Why Learn dbt
At Shipyard, one of our biggest target audiences is data engineers. Our core platform is designed to help anyone rapidly construct pipelines and automate processes throughout the data lifecycle.
But in my day-to-day as an engineer on the team, I'm not actually doing any data engineering myself. I wanted to learn more and get some first-hand experience from the perspective of our users, understanding the technology that powers their everyday work.
To that end I enrolled in the co:rise course on analytics engineering and dbt since dbt is a huge tool in the data community.
Where I'm Coming From
I'm an engineer at Shipyard, working full-stack building out all aspects of the application. While I had a high-level understanding of the data analytics and engineering landscape, it was primarily from the perspective of the tools that we rope together within our Shipyard-powered pipelines.
My focus has been on how things stitch together not so much which tools or why they should be stitched together. Occasionally when helping our users develop solutions I'd gain some insight into particular pain points but nothing holistic. The course offered an opportunity to get some hands-on experience working with a tool addressing at least one segment of the data lifecycle - in this case the "transform" segment with dbt.
With regards to dbt specifically, I also had a very basic understanding of what it was and how it operated. I basically conceptualized it as a way to create “pipelines” for collecting data into a format that was easily digestible. Another way I looked at it was as a sort of “SQL wrangler” that helped to organize disparate SQL queries and statements into one, cohesive project.
In any case, I also understood dbt to be the clear leader in the “transform” space (the "T" of ETL).
Data Analytics Industry
While I previously knew some things about the space, the class expanded them.
First is that the industry is in its infancy (if you haven't heard that said a million times already). This means that industry participants are still working through very basic things like best practices and even how to define different roles.
Another core point is that analytics tools must be cloud based. Removing the need for lower-level infrastructure maintenance coupled with the increasing processing capacity in the cloud allows analysts and engineers to move rapidly.
Lastly, there is an array of different roles available at various points within the data lifecycle. Data engineers might be responsible for the infrastructure to collect and move data while data analysts are responsible for maintaining data structure and integrity with business analysts pulling that data to make decisions. Separate from these two is the analytics engineer which sort of sits in the middle and is responsible for the “glue” between the other two roles - connecting the various tools and services together to pull data from sources and deliver it to users - which was more the focus of this class.

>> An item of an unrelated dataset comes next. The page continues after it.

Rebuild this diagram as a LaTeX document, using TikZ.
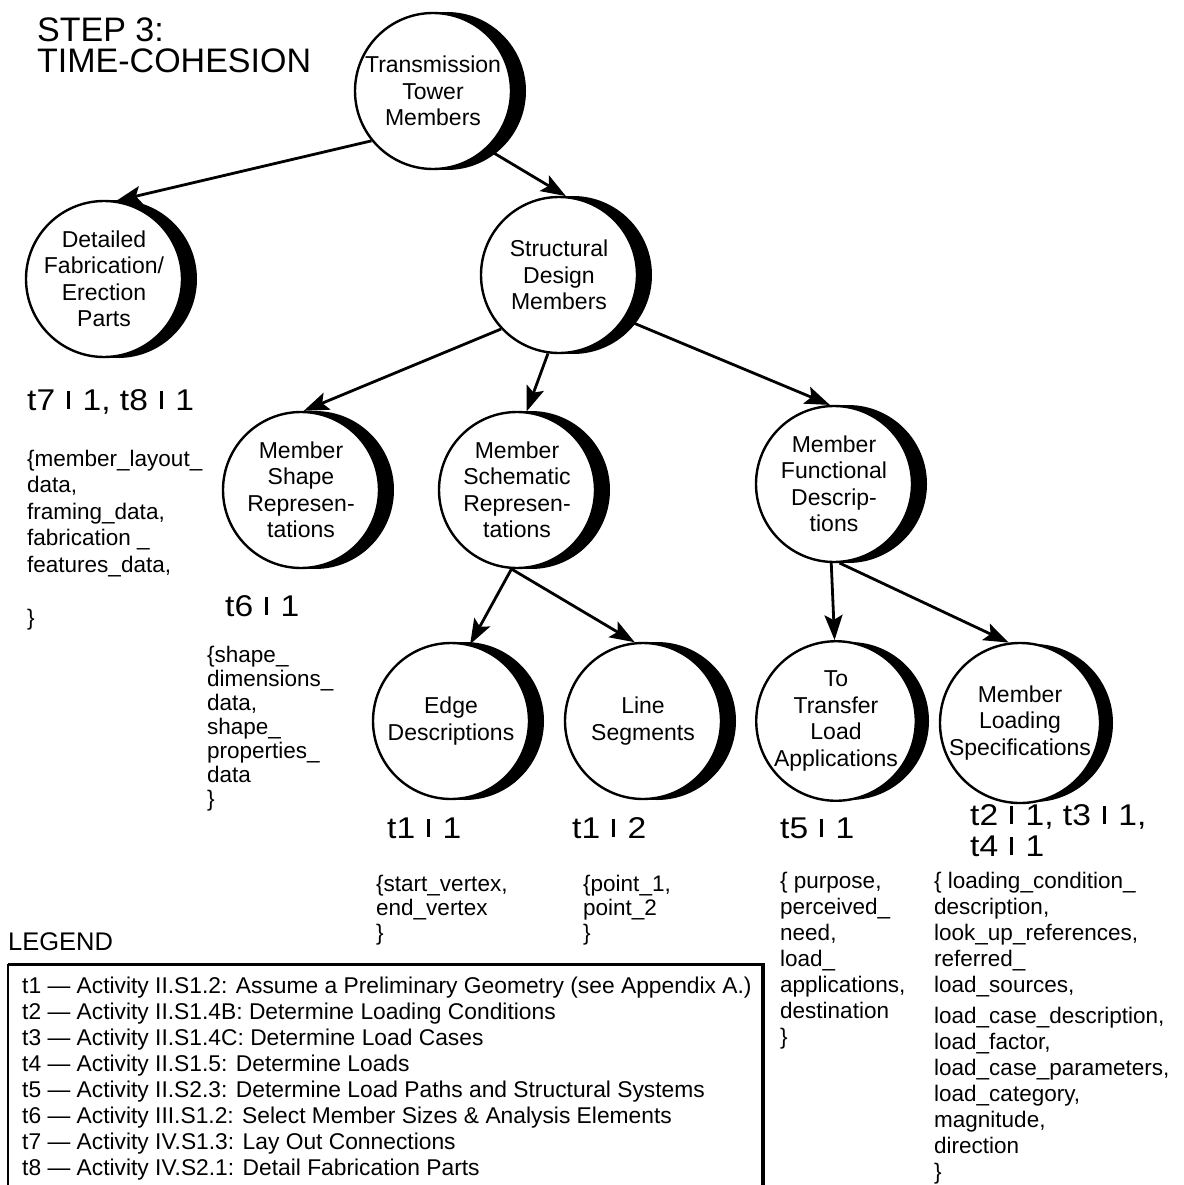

Settling in to learn a tool in one of these roles would be value-added in my daily work.
Understanding dbt Core
The primary tool taught in the course was dbt Core. dbt (data build tool) is an open-source Python framework and CLI use to compile SQL statements into an executable DAG. As mentioned previously, it's one of the most prominent players in the "transform" section of ELT and has a rapidly growing user base.
Under the hood, dbt is a relatively simple tool essentially weaving together a series of SQL
SELECT statements ("models" in dbt terminology) into a comprehensive DAG. A number of features allow the user to reduce boilerplate and duplication throughout their queries. In the class example of running the analytics team for a small startup, a number of these features were able to be used such as tests to ensure data integrity or macros to remove large chunks of repetitive query statements.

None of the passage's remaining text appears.